Daqui resultaram várias polémicas ao longo dos anos — das muito comentadas ausências para ir ao estrangeiro assistir a jogos da selecção portuguesa de futebol, em 2003, à inédita sessão nas vésperas da Páscoa de 2006, em que faltaram 110 deputados — e uma conclusão: nunca, em 42 anos de democracia, um só deputado perdeu o mandato em São Bento por excesso de ausências.

Quando os deputados ultrapassaram o limite de faltas injustificadas, como já aconteceu com 30 parlamentares em 2001 (e o caso foi noticiado), os serviços da Assembleia da República aceitaram as justificações após o prazo e, mais tarde, alargaram-se os motivos pelos quais as faltas são aceitáveis.
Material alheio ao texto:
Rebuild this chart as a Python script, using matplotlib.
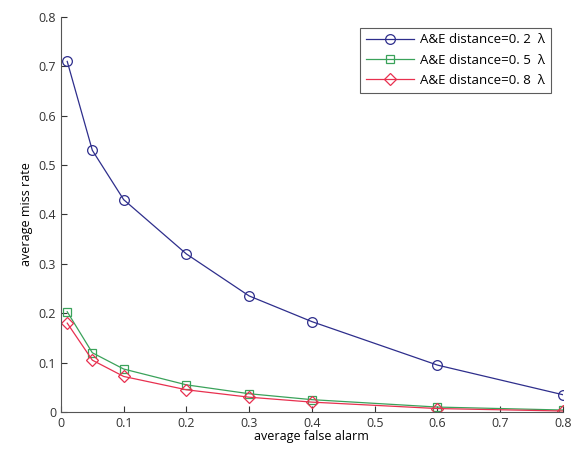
import numpy as np
from matplotlib import pyplot as plt

false_alarm = [0.01, 0.05, 0.1, 0.2, 0.3, 0.4, 0.6, 0.8]
miss_02 = [0.71, 0.53, 0.43, 0.32, 0.235, 0.183, 0.095, 0.035]
miss_05 = [0.203, 0.12, 0.087, 0.055, 0.037, 0.025, 0.010, 0.004]
miss_08 = [0.180, 0.105, 0.072, 0.045, 0.030, 0.020, 0.007, 0.002]
labels = ["A&E distance=0. 2  \u03bb", "A&E distance=0. 5  \u03bb", "A&E distance=0. 8  \u03bb"]

plt.rcParams['font.family'] = ['Open Sans', 'DejaVu Sans']

fig = plt.figure(figsize=(5.75, 4.53), dpi=100)
ax = fig.add_axes([0.106, 0.0905, 0.873, 0.872])

ax.plot(false_alarm, miss_02, color="#2e2e8c", lw=0.9, marker="o", ms=7,
        mfc="none", mew=0.9, label=labels[0])
ax.plot(false_alarm, miss_05, color="#3aa25a", lw=0.9, marker="s", ms=6,
        mfc="none", mew=0.9, label=labels[1])
ax.plot(false_alarm, miss_08, color="#e8304f", lw=0.9, marker="D", ms=6,
        mfc="none", mew=0.9, label=labels[2])

ax.set_xlim(0, 0.8)
ax.set_ylim(0, 0.8)
ax.set_xticks(np.arange(0, 0.81, 0.1))
ax.set_yticks(np.arange(0, 0.81, 0.1))
ax.set_xticklabels(["0", "0.1", "0.2", "0.3", "0.4", "0.5", "0.6", "0.7", "0.8"])
ax.set_yticklabels(["0", "0.1", "0.2", "0.3", "0.4", "0.5", "0.6", "0.7", "0.8"])
ax.tick_params(direction="in", length=4, labelsize=9, colors="#333333")
for side in ["top", "right"]:
    ax.spines[side].set_visible(False)
for side in ["left", "bottom"]:
    ax.spines[side].set_color("#555555")

ax.set_xlabel("average false alarm", fontsize=9, labelpad=0)
ax.set_ylabel("average miss rate", fontsize=9, labelpad=4)

leg = ax.legend(loc="upper right", bbox_to_anchor=(0.99, 0.99), fontsize=9.5,
                fancybox=False, edgecolor="#333333", handlelength=3.6,
                borderpad=0.45, labelspacing=0.55, handletextpad=0.5)
leg.get_frame().set_linewidth(0.8)

fig.savefig("out.png", dpi=100)
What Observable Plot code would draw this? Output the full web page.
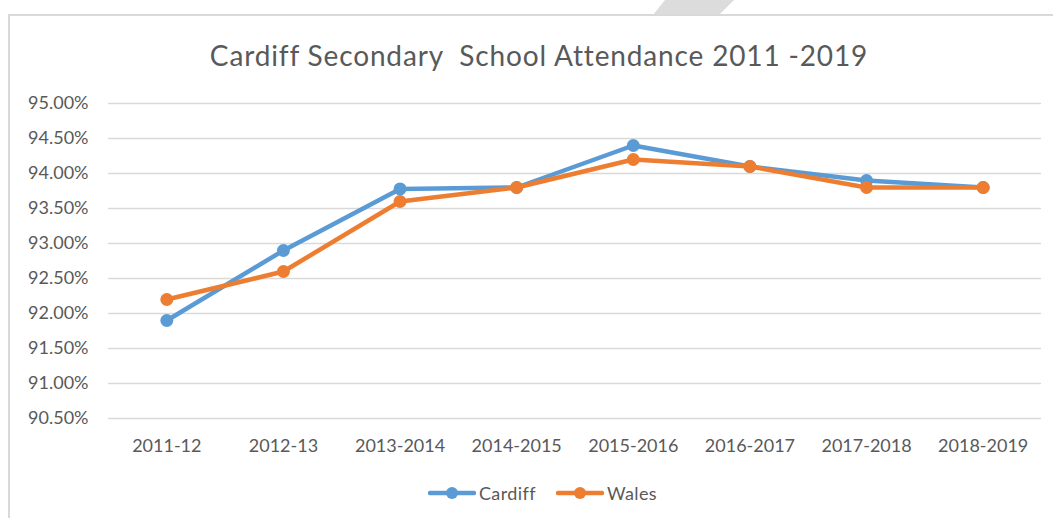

E não foi preciso sequer um plano de recuperação e integração para os prevaricadores.

As faltas dos deputados são publicadas online para que cada português possa funcionar como uma espécie de encarregado de educação dos servidores públicos. Acresce que todos os anos os jornalistas fazem a contabilidade dos que faltaram mais e menos e das razões por que o fizeram. O balanço desta parte da actividade parlamentar é um dos momentos da silly season que mais desconcerta os políticos (o outro é publicar fotos das suas férias).

A agência Lusa fez esse exercício esta semana para concluir que os 230 parlamentares deram 1517 faltas nas 109 sessões plenárias de 2016/2017 (uma média de 14 ausências por sessão e de 6,5 faltas por pessoa). Injustificadas foram 16. Maria Luís Albuquerque não foi a mais faltosa (nem sequer ficou no ranking dos dez primeiros), mas foi a deputada que se ausentou mais vezes sem justificação — três —, ficando a uma falta de perder o mandato. Quase no ponto para um plano de recuperação.